O grande desafio nos primórdios da democracia portuguesa foi lutar contra os caciques, geralmente pessoas que usavam o seu poder económico para capturarem a pobreza de espírito que grassava e controlarem o seu voto. Não se passaram tantos anos e vemos hoje um outro tipo de cacique a surgir. Este é letrado, apesar de ignorante, despudorado apesar de viver com a moral na boca. Move-se na chico-esperteza, naquilo que designa “a máquina do partido”, preocupa-se com a “estrutura”, com “os valores”, com a “história” do partido, apesar de \nada saber mensurar. Não se coíbe de se submeter à condição de um lambe botas do que pensa ser o líder e está-se marimbando para o eleitor porque já se habituou à ideia de que votando muitos ou votando poucos, ele ganha sempre na medida em que a sua prática o torna quase dono do partido. Isso é tão evidente que, a breve prazo, sem ninguém dar por ela, concebe práticas pessoais ao arrepio dos estatutos partidários.

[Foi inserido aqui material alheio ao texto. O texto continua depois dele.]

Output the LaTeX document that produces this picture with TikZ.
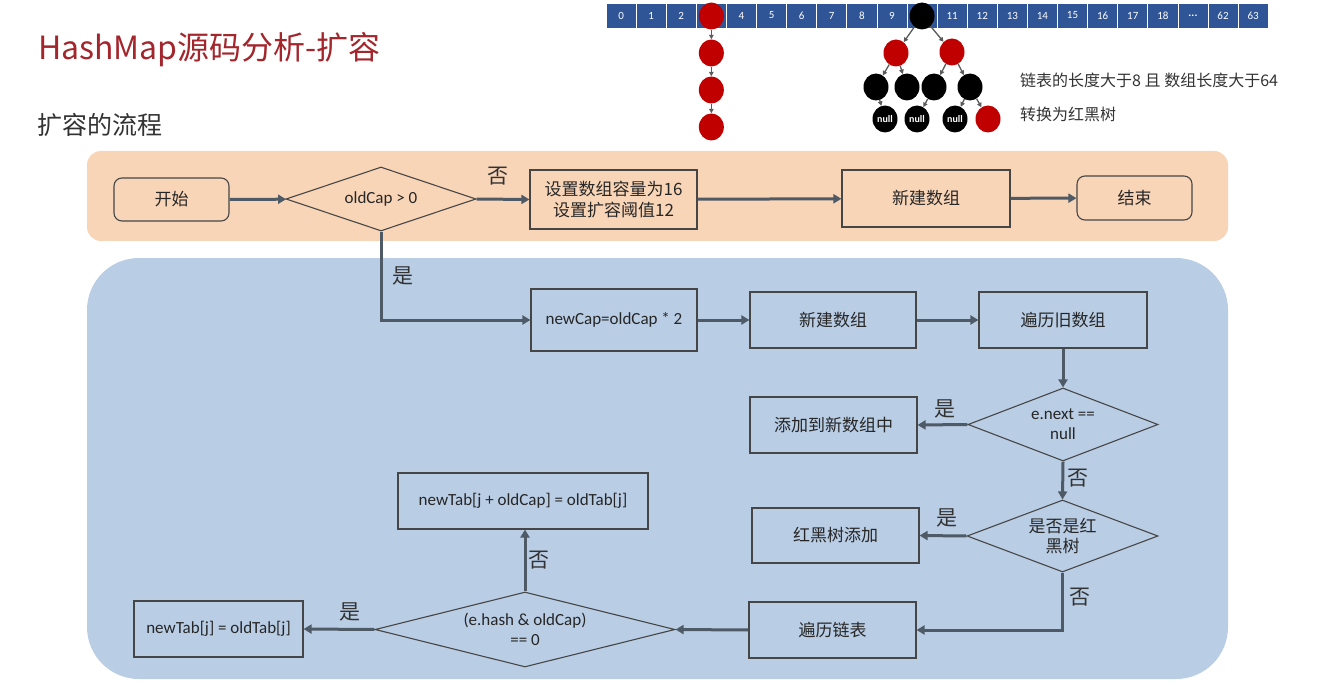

Quem quiser verificar o efeito pernicioso desta irresponsabilidade partidária pode fazê-lo confrontando, não só a taxa de abstenção, como também a evolução do número de votos brancos e nulos expressos nas urnas. Como estes votos são expurgados da contabilidade eleitoral, tende-se a esquecê-los desconsiderando-os. Todavia, por trás está uma clara mensagem aos partidos políticos e à forma como forjam certos candidatos. Este é um dos grandes problemas que a sociedade portuguesa e os partidos políticos têm para resolver. Não o fazendo, persiste uma falácia.